Spot each line that carries the word "this"; copy those lines.

**THE DATA**:

--- start ---

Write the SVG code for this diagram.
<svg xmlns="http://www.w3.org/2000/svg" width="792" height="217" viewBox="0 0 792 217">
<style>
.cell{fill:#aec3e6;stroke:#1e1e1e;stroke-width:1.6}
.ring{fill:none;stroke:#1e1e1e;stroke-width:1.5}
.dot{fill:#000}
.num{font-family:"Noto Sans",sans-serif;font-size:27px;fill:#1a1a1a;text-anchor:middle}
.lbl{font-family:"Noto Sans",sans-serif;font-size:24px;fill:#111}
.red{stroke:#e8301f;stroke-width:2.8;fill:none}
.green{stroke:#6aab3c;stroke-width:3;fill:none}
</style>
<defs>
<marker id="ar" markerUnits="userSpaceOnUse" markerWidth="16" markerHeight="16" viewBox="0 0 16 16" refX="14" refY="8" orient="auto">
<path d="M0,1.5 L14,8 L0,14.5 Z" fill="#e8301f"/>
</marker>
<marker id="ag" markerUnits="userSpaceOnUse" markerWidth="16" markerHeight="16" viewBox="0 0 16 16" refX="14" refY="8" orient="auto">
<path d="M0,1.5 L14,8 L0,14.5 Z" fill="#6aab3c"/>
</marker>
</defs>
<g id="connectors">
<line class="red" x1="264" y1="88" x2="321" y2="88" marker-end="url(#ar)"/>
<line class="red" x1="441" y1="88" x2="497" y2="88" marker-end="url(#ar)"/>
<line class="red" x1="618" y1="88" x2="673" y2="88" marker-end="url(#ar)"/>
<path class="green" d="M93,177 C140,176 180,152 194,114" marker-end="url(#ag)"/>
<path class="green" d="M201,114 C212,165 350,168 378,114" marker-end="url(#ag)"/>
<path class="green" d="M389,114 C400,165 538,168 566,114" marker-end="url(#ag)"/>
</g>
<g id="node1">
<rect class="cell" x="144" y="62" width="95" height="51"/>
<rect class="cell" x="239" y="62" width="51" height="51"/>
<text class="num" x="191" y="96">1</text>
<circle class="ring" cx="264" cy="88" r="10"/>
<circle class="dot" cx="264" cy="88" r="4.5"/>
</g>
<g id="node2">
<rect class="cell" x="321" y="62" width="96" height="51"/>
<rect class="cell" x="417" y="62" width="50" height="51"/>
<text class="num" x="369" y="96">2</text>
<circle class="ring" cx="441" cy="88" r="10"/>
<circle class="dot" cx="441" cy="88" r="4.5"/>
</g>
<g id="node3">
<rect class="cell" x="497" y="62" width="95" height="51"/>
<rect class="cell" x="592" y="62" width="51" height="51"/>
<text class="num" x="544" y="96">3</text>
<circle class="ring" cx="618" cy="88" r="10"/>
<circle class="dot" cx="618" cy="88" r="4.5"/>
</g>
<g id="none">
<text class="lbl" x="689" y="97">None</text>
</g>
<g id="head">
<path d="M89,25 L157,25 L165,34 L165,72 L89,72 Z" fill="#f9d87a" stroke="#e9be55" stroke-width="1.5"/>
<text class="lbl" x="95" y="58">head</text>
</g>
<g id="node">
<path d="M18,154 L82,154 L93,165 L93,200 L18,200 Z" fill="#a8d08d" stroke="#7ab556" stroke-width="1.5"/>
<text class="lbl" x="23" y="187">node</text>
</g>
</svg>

--- end ---
--- start ---

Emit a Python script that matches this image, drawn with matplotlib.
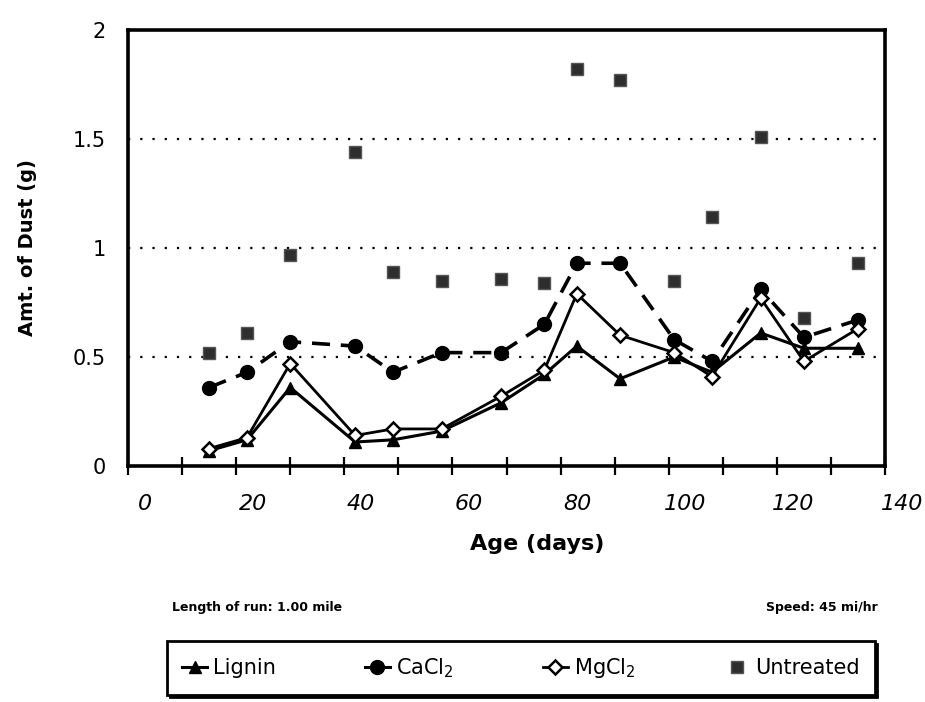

--- end ---

**WORKED ANSWER**:
Write the SVG code for this diagram.
Emit a Python script that matches this image, drawn with matplotlib.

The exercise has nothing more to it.